No sect has shown a willingness to receive waste from other areas or sects in its region. No political party, which essentially represent religious groups in the Council of Ministers, is willing to allow into its constituency the waste of other regions or religious groups.

Following much controversy, one agreement was reached in which a landfill in the Shiite area of the Bekaa Valley agreed to take in waste produced in Shiite areas elsewhere. Discussions are underway to develop a landfill in the Srar region, in Sunni-dominated Akkar, in the north. This landfill would receive and treat waste produced in Beirut, especially its Sunni areas, because efforts to develop a landfill in the densely populated capital have failed.

The waste problem from Christian areas, particularly Mount Lebanon (the Metn and Keserwan districts), stems from the old landfills being full and no possibility of creating new ones. Establishing landfills in mountainous areas is tricky given the threat posed to groundwater.
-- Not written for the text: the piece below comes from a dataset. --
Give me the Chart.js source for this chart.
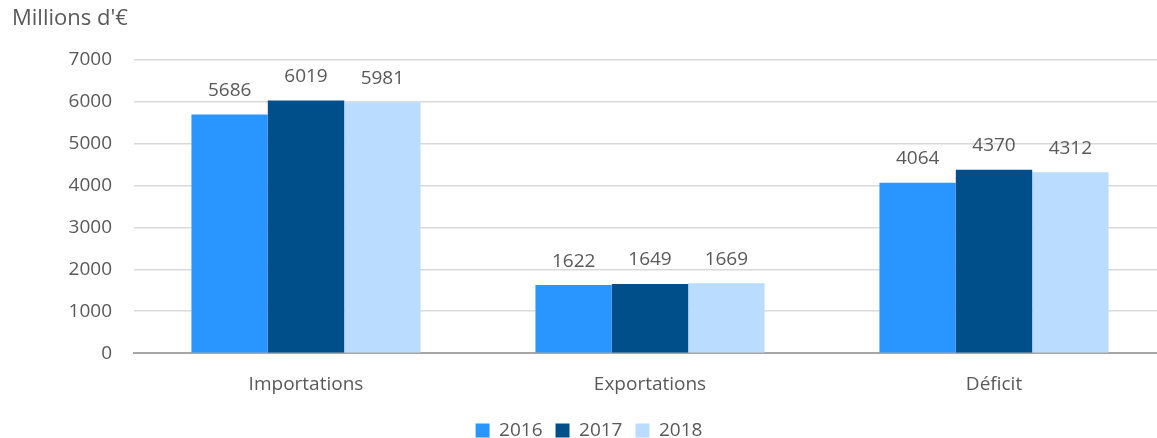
<!DOCTYPE html>
<html>
<head>
<meta charset="utf-8">
<script src="https://cdn.jsdelivr.net/npm/chart.js@4"></script>
<style>
  html, body { margin: 0; padding: 0; background: #fff; overflow: hidden; }
  #wrap { width: 1166px; height: 438px; }
</style>
</head>
<body>
<div id="wrap"><canvas id="chart"></canvas></div>
<script>
const categories = ['Importations', 'Exportations', 'Déficit']
const years = ['2016', '2017', '2018']
const values2016 = [5686, 1622, 4064]
const values2017 = [6019, 1649, 4370]
const values2018 = [5981, 1669, 4312]
const yTicks = [0, 1000, 2000, 3000, 4000, 5000, 6000, 7000]

const colors = ['#2996FF', '#004E8A', '#BADCFE']
const textColor = '#595959'
const fontFamily = 'Open Sans, Liberation Sans, sans-serif'

// labels au-dessus des barres
const valueLabels = {
    id: 'valueLabels',
    afterDatasetsDraw(chart) {
        const ctx = chart.ctx
        ctx.save()
        ctx.font = '19px ' + fontFamily
        ctx.fillStyle = textColor
        ctx.textAlign = 'center'
        ctx.textBaseline = 'middle'
        chart.data.datasets.forEach((ds, i) => {
            chart.getDatasetMeta(i).data.forEach((bar, j) => {
                ctx.fillText(ds.data[j], bar.x, bar.y - 24)
            })
        })
        ctx.restore()
    }
}

const data = {
    labels: categories,
    datasets: [
        { label: years[0], data: values2016, backgroundColor: colors[0] },
        { label: years[1], data: values2017, backgroundColor: colors[1] },
        { label: years[2], data: values2018, backgroundColor: colors[2] }
    ]
}

new Chart(document.getElementById('chart'), {
    type: 'bar',
    data: data,
    plugins: [valueLabels],
    options: {
        responsive: true,
        maintainAspectRatio: false,
        animation: false,
        layout: { padding: { left: 12, right: 0, top: 0, bottom: -12 } },
        datasets: { bar: { categoryPercentage: 0.666, barPercentage: 1 } },
        plugins: {
            title: {
                display: true,
                text: "Millions d'€",
                align: 'start',
                color: textColor,
                font: { family: fontFamily, size: 22, weight: 'normal' },
                padding: { top: 6, bottom: 27 }
            },
            legend: {
                position: 'bottom',
                labels: {
                    color: textColor,
                    font: { family: fontFamily, size: 19 },
                    boxWidth: 14,
                    boxHeight: 14,
                    padding: 13
                }
            },
            tooltip: { enabled: false }
        },
        scales: {
            x: {
                grid: { display: false },
                border: { color: '#A6A6A6', width: 2 },
                ticks: { color: textColor, font: { family: fontFamily, size: 19 }, padding: 12 }
            },
            y: {
                min: 0,
                max: 7000,
                afterBuildTicks: axis => { axis.ticks = yTicks.map(v => ({ value: v })) },
                afterFit: axis => { axis.width = 122 },
                grid: { color: '#D9D9D9', lineWidth: 1.5, drawTicks: false },
                border: { display: false },
                ticks: {
                    color: textColor,
                    font: { family: fontFamily, size: 19 },
                    padding: 22,
                    callback: v => String(v)
                }
            }
        }
    }
})
</script>
</body>
</html>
The government plan does not include waste treatment landfills for the Metn and Keserwan​ areas, leaving Christian political forces to deal with their own waste and distribute it among their regions. This drew the ire of Christian forces, who then raised the issue of the air pollution caused by the electricity plant at Zouk (in Keserwan) in a bid to exert pressure or use the situation as a bartering tool. According to the Christian Free Patriotic Movement and the Kataeb, Christians are bearing the burden of this pollution in their areas, while all the regions and sects of the country partake in the energy supplied by the Zouk plant.

The scene these days in Beirut is surreal. As Lebanese youths take to the street to demand an end to the political system based on the sectarian distribution of power in ministries, the parliament and high-ranking government positions, the traditional political forces are battling over the sectarian distribution of waste and environmental burden.
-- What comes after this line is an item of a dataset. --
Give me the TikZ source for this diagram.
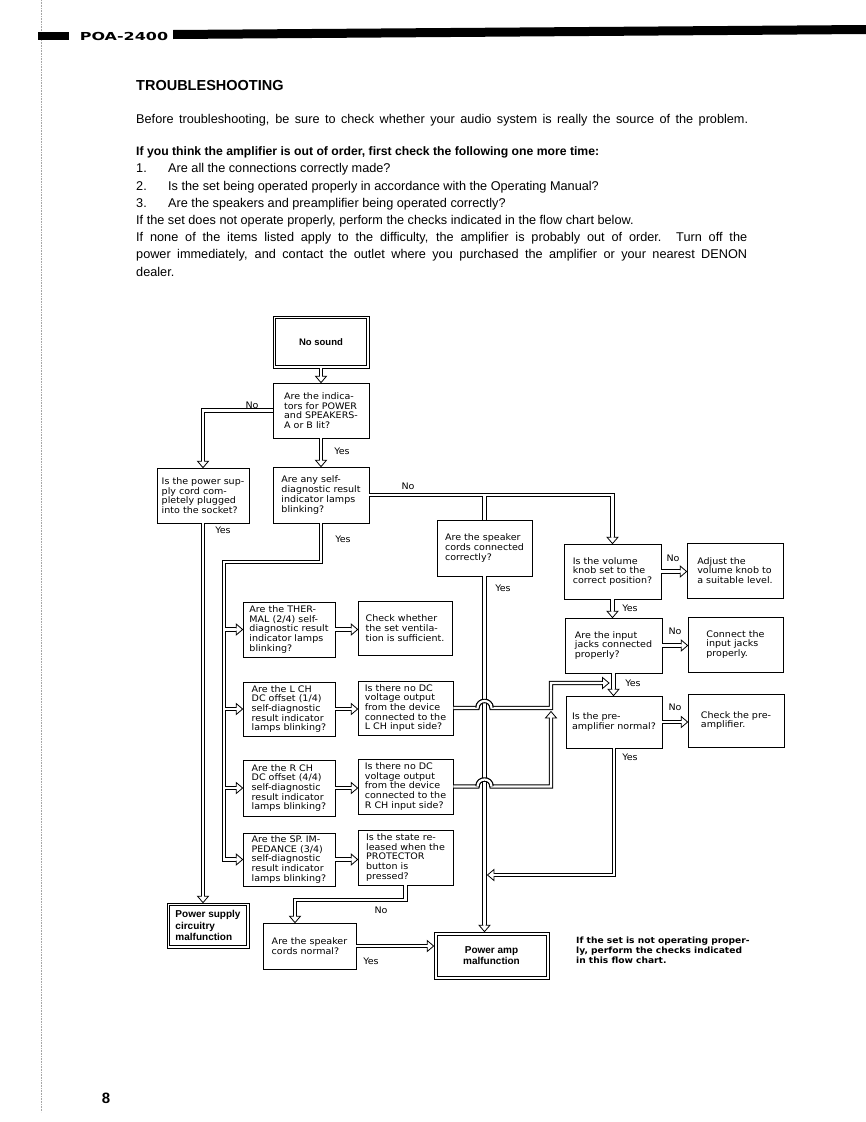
\documentclass[tikz,border=0pt]{standalone}
\usepackage{fontspec}
\usepackage{graphicx}
\setmainfont{Liberation Sans}
\newfontfamily\boxfont{DejaVu Sans}[FakeStretch=1.06]
\newfontfamily\hdrfont{DejaVu Sans}
\usetikzlibrary{decorations.markings}
\newcommand\dhead{%
  \fill[white] (0pt,0pt)--(-6.5pt,5.5pt)--(-6.5pt,-5.5pt)--cycle;
  \draw[black,line width=0.8pt,line join=miter] (-6.5pt,1.1pt)--(-6.5pt,5.5pt)--(0pt,0pt)--(-6.5pt,-5.5pt)--(-6.5pt,-1.1pt);}
\newcommand\allconns{%
  \path[dar] (nosound.south) -- (ind.north);
  \path[dar] (ind.west) -| (psu.north);
  \path[dar] (ind.south) -- (self.north);
  \path[dar] (self.east) -| (vol.north);
  \path[dln] (spk.north |- self.east) -- (spk.north);
  \path[dar] (spk.south) -- (spk.south |- pam.north);
  \path[dar] (vol.east) -- (vol.east -| adj.west);
  \path[dar] (vol.south) -- (vol.south |- inp.north);
  \path[dar] (inp.east) -- (inp.east -| con.west);
  \path[dar] (inp.south) -- (inp.south |- pre.north);
  \path[dar] (pre.east) -- (pre.east -| chk.west);
  \path[dar] (pre.south) |- (kc);
  \path[dar] (self.south) |- (bc) -- (bc |- spi.west) -- (spi.west);
  \path[dar] (bc |- thm.west) -- (thm.west);
  \path[dar] (bc |- lch.west) -- (lch.west);
  \path[dar] (bc |- rch.west) -- (rch.west);
  \path[dar] (psu.south) -- (psu.south |- psm.north);
  \path[dar] (thm.east) -- (thm.east -| ven.west);
  \path[dar] (lch.east) -- (lch.east -| ldc.west);
  \path[dar] (rch.east) -- (rch.east -| rdc.west);
  \path[dar] (spi.east) -- (spi.east -| pro.west);
  \path[dar] (ldc.east) -- (hl1) .. controls +(0,-9.33) and +(0,-9.33) .. (hl2) -- (lc) |- (lt);
  \path[dar] (rdc.east) -- (hr1) .. controls +(0,-9.33) and +(0,-9.33) .. (hr2) -- (rc) -- (rt);
  \path[dar] (pro.south) |- (qc) -- (qc |- spn.north);
  \path[dar] (spn.east) -- (spn.east -| pam.west);
}
\begin{document}
\begin{tikzpicture}[x=1pt,y=-1pt,
  box/.style={draw,line width=0.7pt,align=left,inner sep=1pt,font=\boxfont\fontsize{9}{9.7}\selectfont},
  dbox/.style={box},
  inframe/.style={line width=0.7pt},
  bfx/.style={font=\fontsize{10}{11.5}\selectfont\bfseries},
  lab/.style={inner sep=0pt,font=\boxfont\fontsize{9}{9.7}\selectfont},
  body/.style={anchor=base west,inner sep=0pt,font=\fontsize{12.7}{14}\selectfont},
  bodyb/.style={anchor=base west,inner sep=0pt,font=\fontsize{12.2}{14}\selectfont\bfseries},
  hop/.style={line width=#1},
]
\fill[white] (0,0) rectangle (866,1122);
\useasboundingbox (0,0) rectangle (866,1122);
% page edge and header
\draw[black!35,densely dotted,line width=0.6pt] (41,0) -- (41,1112);
\fill (38,32) rectangle (69,40);
\node[inner sep=0pt,font=\hdrfont\fontsize{11}{13}\selectfont\bfseries] (hdr) at (124,36) {\scalebox{1.45}[1]{POA-2400}};
\fill (173,30) -- (866,25) -- (866,34) -- (173,39) -- cycle;
% text
\node[body,font=\fontsize{14.5}{17}\selectfont\bfseries] (title) at (136,90) {TROUBLESHOOTING};
\node[body] (t1) at (136,123) {\makebox[612pt][s]{Before troubleshooting, be sure to check whether your audio system is really the source of the problem.}};
\node[bodyb] (t2) at (136,155) {If you think the amplifier is out of order, first check the following one more time:};
\node[body] (n1) at (136,172) {1.};
\node[body] (t3) at (168,172) {Are all the connections correctly made?};
\node[body] (n2) at (136,190) {2.};
\node[body] (t4) at (168,190) {Is the set being operated properly in accordance with the Operating Manual?};
\node[body] (n3) at (136,207) {3.};
\node[body] (t5) at (168,207) {Are the speakers and preamplifier being operated correctly?};
\node[body] (t6) at (136,224) {If the set does not operate properly, perform the checks indicated in the flow chart below.};
\node[body] (t7) at (136,241) {\makebox[611pt][s]{If none of the items listed apply to the difficulty, the amplifier is probably out of order. Turn off the}};
\node[body] (t8) at (136,258) {\makebox[611pt][s]{power immediately, and contact the outlet where you purchased the amplifier or your nearest DENON}};
\node[body] (t9) at (136,276) {dealer.};
% boxes
\node[dbox,minimum width=96,minimum height=52,font=\fontsize{9.5}{10}\selectfont\bfseries] (nosound) at (321,342) {No sound};
\node[box,minimum width=96,minimum height=55] (ind) at (321,410.5) {Are the indica-\\tors for POWER\\and SPEAKERS-\\A or B lit?};
\node[box,minimum width=92,minimum height=55] (psu) at (203,495.5) {Is the power sup-\\ply cord com-\\pletely plugged\\into the socket?};
\node[box,minimum width=96,minimum height=56] (self) at (321,495) {Are any self-\\diagnostic result\\indicator lamps\\blinking?};
\node[box,minimum width=95,minimum height=56] (spk) at (484.5,548) {Are the speaker\\cords connected\\correctly?};
\node[box,minimum width=97,minimum height=55] (vol) at (612.5,571.5) {Is the volume\\knob set to the\\correct position?};
\node[box,minimum width=96,minimum height=55] (adj) at (735,570.5) {Adjust the\\volume knob to\\a suitable level.};
\node[box,minimum width=97,minimum height=55] (inp) at (613.5,645.5) {Are the input\\jacks connected\\properly?};
\node[box,minimum width=95,minimum height=55] (con) at (735.5,644.5) {Connect the\\input jacks\\properly.};
\node[box,minimum width=96,minimum height=52] (pre) at (614,722) {Is the pre-\\amplifier normal?};
\node[box,minimum width=96,minimum height=53] (chk) at (736,720.5) {Check the pre-\\amplifier.};
\node[box,minimum width=92,minimum height=55] (thm) at (289,629.5) {Are the THER-\\MAL (2/4) self-\\diagnostic result\\indicator lamps\\blinking?};
\node[box,minimum width=94,minimum height=54] (ven) at (405,628) {Check whether\\the set ventila-\\tion is sufficient.};
\node[box,minimum width=92,minimum height=54] (lch) at (289,709) {Are the L CH\\DC offset (1/4)\\self-diagnostic\\result indicator\\lamps blinking?};
\node[box,minimum width=95,minimum height=54] (ldc) at (405.5,708) {Is there no DC\\voltage output\\from the device\\connected to the\\L CH input side?};
\node[box,minimum width=92,minimum height=56] (rch) at (289,788) {Are the R CH\\DC offset (4/4)\\self-diagnostic\\result indicator\\lamps blinking?};
\node[box,minimum width=95,minimum height=55] (rdc) at (405.5,786.5) {Is there no DC\\voltage output\\from the device\\connected to the\\R CH input side?};
\node[box,minimum width=92,minimum height=53] (spi) at (289,859.5) {Are the SP. IM-\\PEDANCE (3/4)\\self-diagnostic\\result indicator\\lamps blinking?};
\node[box,minimum width=95,minimum height=55] (pro) at (405.5,857.5) {Is the state re-\\leased when the\\PROTECTOR\\button is\\pressed?};
\node[dbox,bfx,minimum width=82,minimum height=45] (psm) at (208,925.5) {Power supply\\circuitry\\malfunction};
\node[box,minimum width=93,minimum height=46] (spn) at (309.5,946) {Are the speaker\\cords normal?};
\node[dbox,bfx,align=center,minimum width=115,minimum height=47] (pam) at (491.5,955.5) {Power amp\\malfunction};
% inner frames of the double-bordered boxes
\draw[inframe] ([shift={(3,3)}]nosound.north west) rectangle ([shift={(-3,-3)}]nosound.south east);
\draw[inframe] ([shift={(3,3)}]psm.north west) rectangle ([shift={(-3,-3)}]psm.south east);
\draw[inframe] ([shift={(3.5,3.5)}]pam.north west) rectangle ([shift={(-3.5,-3.5)}]pam.south east);
% junction coordinates
\coordinate (kc) at (487.5,875);
\coordinate (bc) at (224,562);
\coordinate (hl1) at (477.5,708);
\coordinate (hl2) at (491.5,708);
\coordinate (lc) at (551,708);
\coordinate (lt) at (609,683);
\coordinate (hr1) at (477.5,786.5);
\coordinate (hr2) at (491.5,786.5);
\coordinate (rc) at (551,786.5);
\coordinate (rt) at (551,711.5);
\coordinate (qc) at (295,900);
% connectors: outer black, inner white, bridges, heads
\begin{scope}[line join=miter,dar/.style={draw=black,line width=4.4pt,shorten >=3pt},dln/.style={draw=black,line width=4.4pt}]
  \allconns
\end{scope}
\begin{scope}[line join=miter,dar/.style={draw=white,line width=2.2pt,shorten >=3pt},dln/.style={draw=white,line width=2.2pt}]
  \allconns
\end{scope}
\draw[hop=4.4pt] (hl1) .. controls +(0,-9.33) and +(0,-9.33) .. (hl2);
\draw[hop=4.4pt] (hr1) .. controls +(0,-9.33) and +(0,-9.33) .. (hr2);
\draw[hop=2.2pt,white] (hl1) .. controls +(0,-9.33) and +(0,-9.33) .. (hl2);
\draw[hop=2.2pt,white] (hr1) .. controls +(0,-9.33) and +(0,-9.33) .. (hr2);
\begin{scope}[dar/.style={postaction={decorate,decoration={markings,mark=at position 1 with {\dhead}}}},dln/.style={}]
  \allconns
\end{scope}
% labels
\node[lab] (l1) at (252,405) {No};
\node[lab] (l2) at (342,451) {Yes};
\node[lab] (l3) at (223,530) {Yes};
\node[lab] (l4) at (408,486) {No};
\node[lab] (l5) at (343,539) {Yes};
\node[lab] (l6) at (503,588) {Yes};
\node[lab] (l7) at (673,558) {No};
\node[lab] (l8) at (630,608) {Yes};
\node[lab] (l9) at (675,631) {No};
\node[lab] (l10) at (633,683) {Yes};
\node[lab] (l11) at (675,707) {No};
\node[lab] (l12) at (630,757) {Yes};
\node[lab] (l13) at (381,910) {No};
\node[lab] (l14) at (371,961) {Yes};
% note and page number
\node[anchor=north west,inner sep=0pt,align=left,font=\boxfont\fontsize{8.6}{9.7}\selectfont\bfseries] (note) at (576,937) {If the set is not operating proper-\\ly, perform the checks indicated\\in this flow chart.};
\node[inner sep=0pt,font=\fontsize{15}{17}\selectfont\bfseries] (pg) at (106,1098) {8};
\end{tikzpicture}
\end{document}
Until now, Lebanon's sectarianism had never sunk so low as to include waste. One is left to wonder whether the current crisis is actually about waste or if it is a sectarian conflict fueled by other factors.
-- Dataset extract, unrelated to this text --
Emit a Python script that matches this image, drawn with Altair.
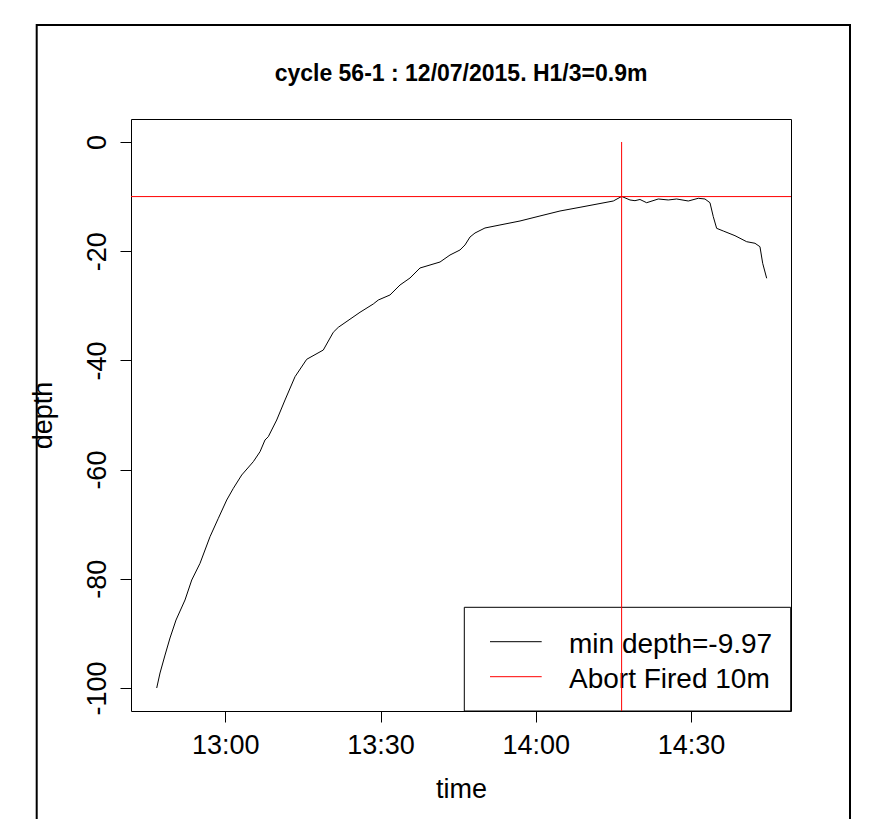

Administrative Development Minister Nabil de Freij, affiliated with the Future Movement, told Al-Monitor, “I do not believe that the problem is about waste. This issue could have been settled from the very beginning. When the government approved waste treatment tenders, the winners were private companies, so why were the tenders canceled [by the Cabinet] in such a drastic way?”

A day after the opening of the envelopes and the official announcement of the results by Environment Minister Mohammed Machnouk, on Aug. 25 parliament Speaker Nabih Berri and Druze leader Walid Jumblatt denounced the tenders for their high cost to public finance.

“From the very beginning, there has been a desire to disrupt the government’s work, thwart the presidential elections and disrupt the political and constitutional life,” Freij asserted. When asked whether the disruption would prompt Prime Minister Tammam Salam to resign, Freij replied, “He probably should have resigned three months ago.” He then noted the constitutional requirement that the prime minister has to submit his resignation to the president. “Would it [even] be possible for Salam to resign if he wanted to? To whom would he submit his resignation when there is no president?” Freij asked.

Thus, a bigger struggle underlies the current waste crisis. Sectarian conflict and the waste crisis are pieces of the regional proxy conflict between Iran and Saudi Arabia. Lebanon's governing institutions remain in a state of dysfunction pending Iranian-Saudi discussions and agreement on a way forward. In the meantime, waste continues to pile up in the streets of Lebanon, a failed state.